Cabin in the Woods is so refreshing and fun. At times genuinely scary – at others laugh out loud funny and all the time underpinned by a neat and clever concept.

I have wanted to post on this since I first saw it at the cinema but I decided to wait until I could do it justice, with a copy of the dvd in hand. But so much has now been written about it and there are such excellent wikis and websites out there to answer your every question, that there isn’t much left to add. But I do have something left to say: to the people who didn’t like the film.

Dear Cabin-In-The-Woods Haters, 

I understand that you do not like this film because you feel that – in some way – it is laughing at you. You suspect that its humour is aimed directly at you, that you are in some way the butt of its joke. 

This film is such a slap in the face to you, isn’t it? You’ve been mindlessly soaking up every teen slasher, with its obnoxious and two-dimensional characters: the pretty girls with the big tits and the smart-mouthed boys with their machismo and all the other clichés we know so, so, so very well. 

You loved Scream. You enjoyed its self-satisfied and self-congratulating smugness, which you shared as you chuckled along at all the in-jokes; you gushed with pride when all the horror clichés it highlighted were churned back into the action. The mechanisms which it lampooned were such an established part of the horror genre, that they were indispensable. Right? Right?!

Wrong! Teen-slashers have been churned out routinely for the last 30 years with very little difference in plot or characterisation. Most of them are lazy pieces of cinema, made cheaply, with an easy pay-off which is sure to draw in the punters. Namely PEOPLE LIKE YOU! Yes, you! You are the reason 90% of horror films are bloody awful. You accept mediocrity – you ENJOY mediocrity because it makes you feel smart and you don’t have to use your brain.  

Let me guess, you also enjoy Twilight? You like watching films which are about people exactly like you.
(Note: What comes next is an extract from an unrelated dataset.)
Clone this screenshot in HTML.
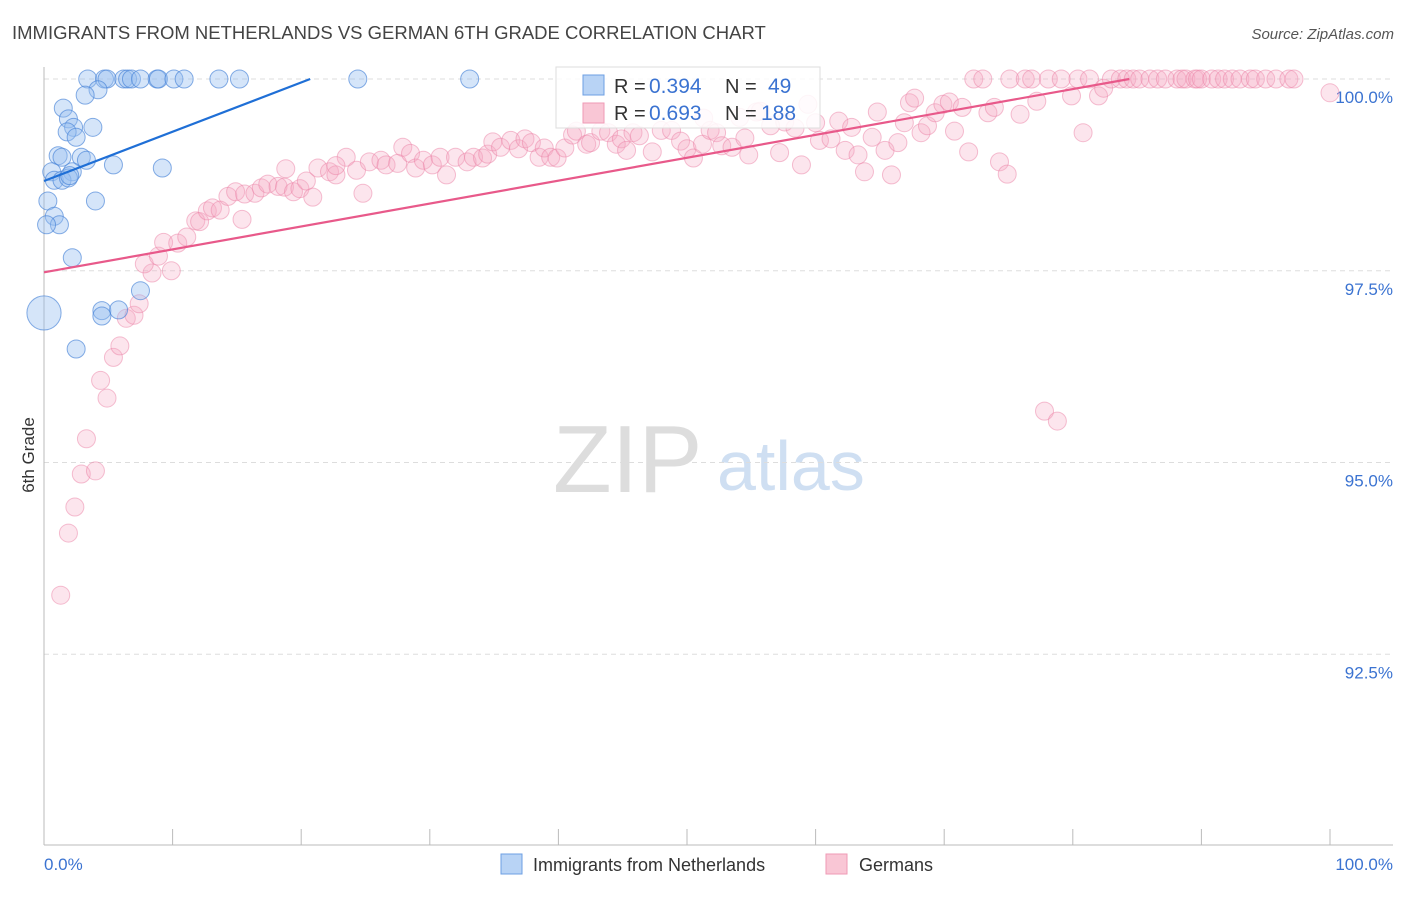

Boring, suburban teenagers with their boring suburban lives who are suddenly confronted with a serial killer, murderous aliens from outer space or giant spiders. 

You don’t like films that change the rules, you don’t like films where you have to think – because that’s not something you bother with, and why should you have to use your brain in order to feel smart anyway, huh? 

Oh yeah, I also noticed how you insist that you don’t like this film because it is trying too hard. You state that it’s a Hollywood cash cow which throws every movie monster into the mix so that it can keep the attention of its goldfish brained audience. Nice try sparky, but you don’t fool me. This film is far too sassy for that. And excuse me, but anyone who holds up Scream and I Know What You Did Last Summer as examples of high-quality movie making is asking for trouble when they wade into the ‘Hollywood trash’ debate. Hypocrisy is not an attractive character trait. 

Here’s the best advice I can give you: try harder. Horror can be an amazing and varied genre, like science fiction, when it’s bad it’s laughable but when it’s good, it’s amazing. At its best horror can be challenging and frightening and it can push the boundaries. If its dull, safe, predictable – it’s doing it wrong! If you need several gallons of blood and jump-scares every 5 minutes to stop you feeling bored, then you aren’t doing it right. Tune in. Pay attention. Use you imagination.